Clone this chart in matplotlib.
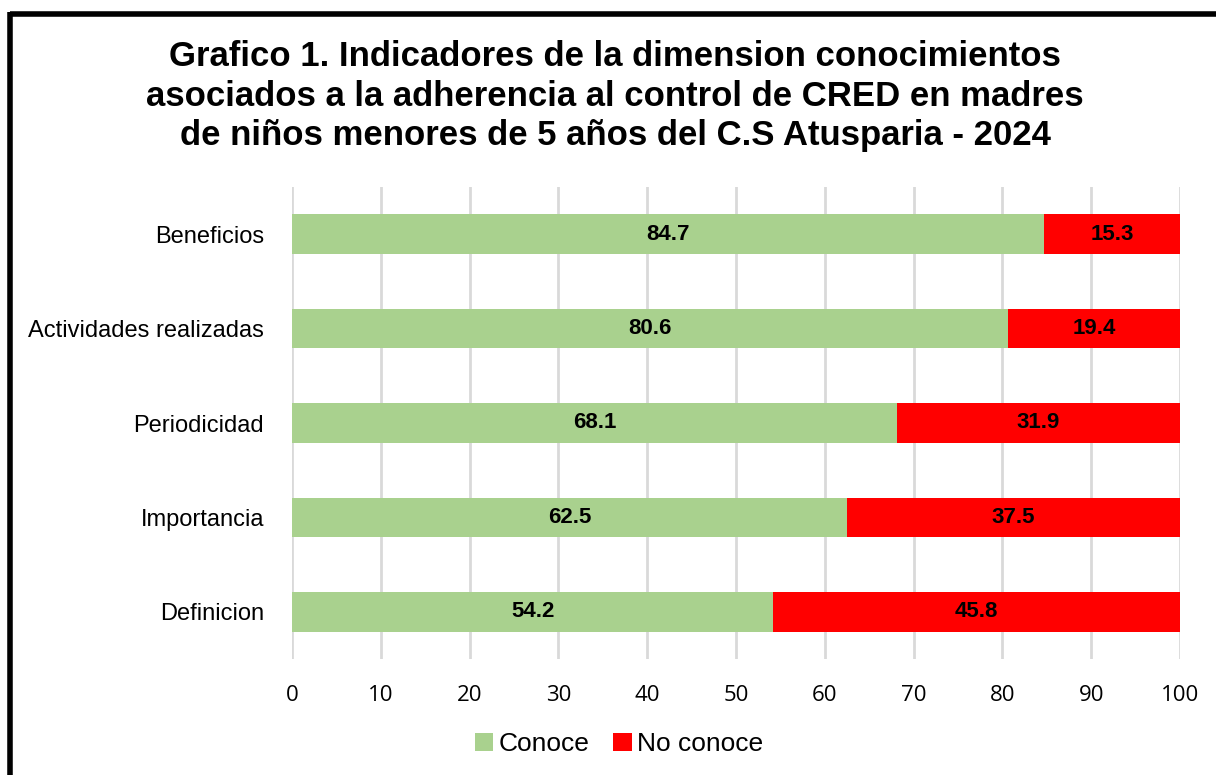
import matplotlib
matplotlib.use("Agg")
import matplotlib.pyplot as plt
from matplotlib.lines import Line2D
from matplotlib.patches import Patch

categories = ["Definicion", "Importancia", "Periodicidad", "Actividades realizadas", "Beneficios"]
conoce = [54.2, 62.5, 68.1, 80.6, 84.7]
no_conoce = [45.8, 37.5, 31.9, 19.4, 15.3]
series_names = ["Conoce", "No conoce"]
xticks = [0, 10, 20, 30, 40, 50, 60, 70, 80, 90, 100]
title = ("Grafico 1. Indicadores de la dimension conocimientos\n"
         "asociados a la adherencia al control de CRED en madres\n"
         "de niños menores de 5 años del C.S Atusparia - 2024")

GREEN = "#A9D18E"
RED = "#FF0000"

fig = plt.figure(figsize=(12.16, 7.75), dpi=100)
ax = fig.add_axes([292/1216, 1-659/775, (1180-292)/1216, (659-187)/775])

y = list(range(len(categories)))
ax.barh(y, conoce, height=0.42, color=GREEN, label=series_names[0], zorder=3)
ax.barh(y, no_conoce, left=conoce, height=0.42, color=RED, label=series_names[1], zorder=3)

for i in y:
    ax.text(conoce[i]/2, i, f"{conoce[i]:.1f}", ha="center", va="center",
            fontsize=16, fontweight="bold", family="Liberation Sans", zorder=4)
    ax.text(conoce[i] + no_conoce[i]/2, i, f"{no_conoce[i]:.1f}", ha="center", va="center",
            fontsize=16, fontweight="bold", family="Liberation Sans", zorder=4)

ax.set_xlim(0, 100)
ax.set_ylim(-0.5, len(categories) - 0.5)
ax.set_xticks(xticks)
ax.set_xticklabels([str(t) for t in xticks], family="Open Sans", fontsize=16)
ax.set_yticks(y)
ax.set_yticklabels(categories, family="Liberation Sans", fontsize=17)
ax.tick_params(axis="both", length=0)
ax.tick_params(axis="x", pad=19)
ax.tick_params(axis="y", pad=20)
for s in ax.spines.values():
    s.set_visible(False)
ax.grid(axis="x", color="#D9D9D9", linewidth=2, zorder=0)
ax.set_axisbelow(True)

fig.text(0.506, 1-96/775, title, ha="center", va="center", fontsize=25,
         fontweight="bold", family="Liberation Sans", linespacing=1.26)

handles = [Patch(facecolor=GREEN, label=series_names[0]),
           Patch(facecolor=RED, label=series_names[1])]
fig.legend(handles=handles, loc="center", bbox_to_anchor=(619/1216, 1-744/775),
           ncol=2, frameon=False, prop={"family": "Liberation Sans", "size": 19},
           handlelength=0.7, handleheight=0.7, handletextpad=0.2, columnspacing=0.9)

# Outer border (top and left visible)
fig.add_artist(Line2D([9.5/1216, 1.05], [1-14/775, 1-14/775], color="black", linewidth=4,
                      transform=fig.transFigure, solid_capstyle="butt"))
fig.add_artist(Line2D([9.5/1216, 9.5/1216], [-0.05, 1-12/775], color="black", linewidth=4,
                      transform=fig.transFigure, solid_capstyle="butt"))

fig.savefig("out.png", dpi=100)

#### [Task instructions]
Transcribe each line above verbatim, with the pictures left out.

#### [Problem solution]
Clone this chart in matplotlib.
import matplotlib
matplotlib.use("Agg")
import matplotlib.pyplot as plt
from matplotlib.lines import Line2D
from matplotlib.patches import Patch

categories = ["Definicion", "Importancia", "Periodicidad", "Actividades realizadas", "Beneficios"]
conoce = [54.2, 62.5, 68.1, 80.6, 84.7]
no_conoce = [45.8, 37.5, 31.9, 19.4, 15.3]
series_names = ["Conoce", "No conoce"]
xticks = [0, 10, 20, 30, 40, 50, 60, 70, 80, 90, 100]
title = ("Grafico 1. Indicadores de la dimension conocimientos\n"
         "asociados a la adherencia al control de CRED en madres\n"
         "de niños menores de 5 años del C.S Atusparia - 2024")

GREEN = "#A9D18E"
RED = "#FF0000"

fig = plt.figure(figsize=(12.16, 7.75), dpi=100)
ax = fig.add_axes([292/1216, 1-659/775, (1180-292)/1216, (659-187)/775])

y = list(range(len(categories)))
ax.barh(y, conoce, height=0.42, color=GREEN, label=series_names[0], zorder=3)
ax.barh(y, no_conoce, left=conoce, height=0.42, color=RED, label=series_names[1], zorder=3)

for i in y:
    ax.text(conoce[i]/2, i, f"{conoce[i]:.1f}", ha="center", va="center",
            fontsize=16, fontweight="bold", family="Liberation Sans", zorder=4)
    ax.text(conoce[i] + no_conoce[i]/2, i, f"{no_conoce[i]:.1f}", ha="center", va="center",
            fontsize=16, fontweight="bold", family="Liberation Sans", zorder=4)

ax.set_xlim(0, 100)
ax.set_ylim(-0.5, len(categories) - 0.5)
ax.set_xticks(xticks)
ax.set_xticklabels([str(t) for t in xticks], family="Open Sans", fontsize=16)
ax.set_yticks(y)
ax.set_yticklabels(categories, family="Liberation Sans", fontsize=17)
ax.tick_params(axis="both", length=0)
ax.tick_params(axis="x", pad=19)
ax.tick_params(axis="y", pad=20)
for s in ax.spines.values():
    s.set_visible(False)
ax.grid(axis="x", color="#D9D9D9", linewidth=2, zorder=0)
ax.set_axisbelow(True)

fig.text(0.506, 1-96/775, title, ha="center", va="center", fontsize=25,
         fontweight="bold", family="Liberation Sans", linespacing=1.26)

handles = [Patch(facecolor=GREEN, label=series_names[0]),
           Patch(facecolor=RED, label=series_names[1])]
fig.legend(handles=handles, loc="center", bbox_to_anchor=(619/1216, 1-744/775),
           ncol=2, frameon=False, prop={"family": "Liberation Sans", "size": 19},
           handlelength=0.7, handleheight=0.7, handletextpad=0.2, columnspacing=0.9)

# Outer border (top and left visible)
fig.add_artist(Line2D([9.5/1216, 1.05], [1-14/775, 1-14/775], color="black", linewidth=4,
                      transform=fig.transFigure, solid_capstyle="butt"))
fig.add_artist(Line2D([9.5/1216, 9.5/1216], [-0.05, 1-12/775], color="black", linewidth=4,
                      transform=fig.transFigure, solid_capstyle="butt"))

fig.savefig("out.png", dpi=100)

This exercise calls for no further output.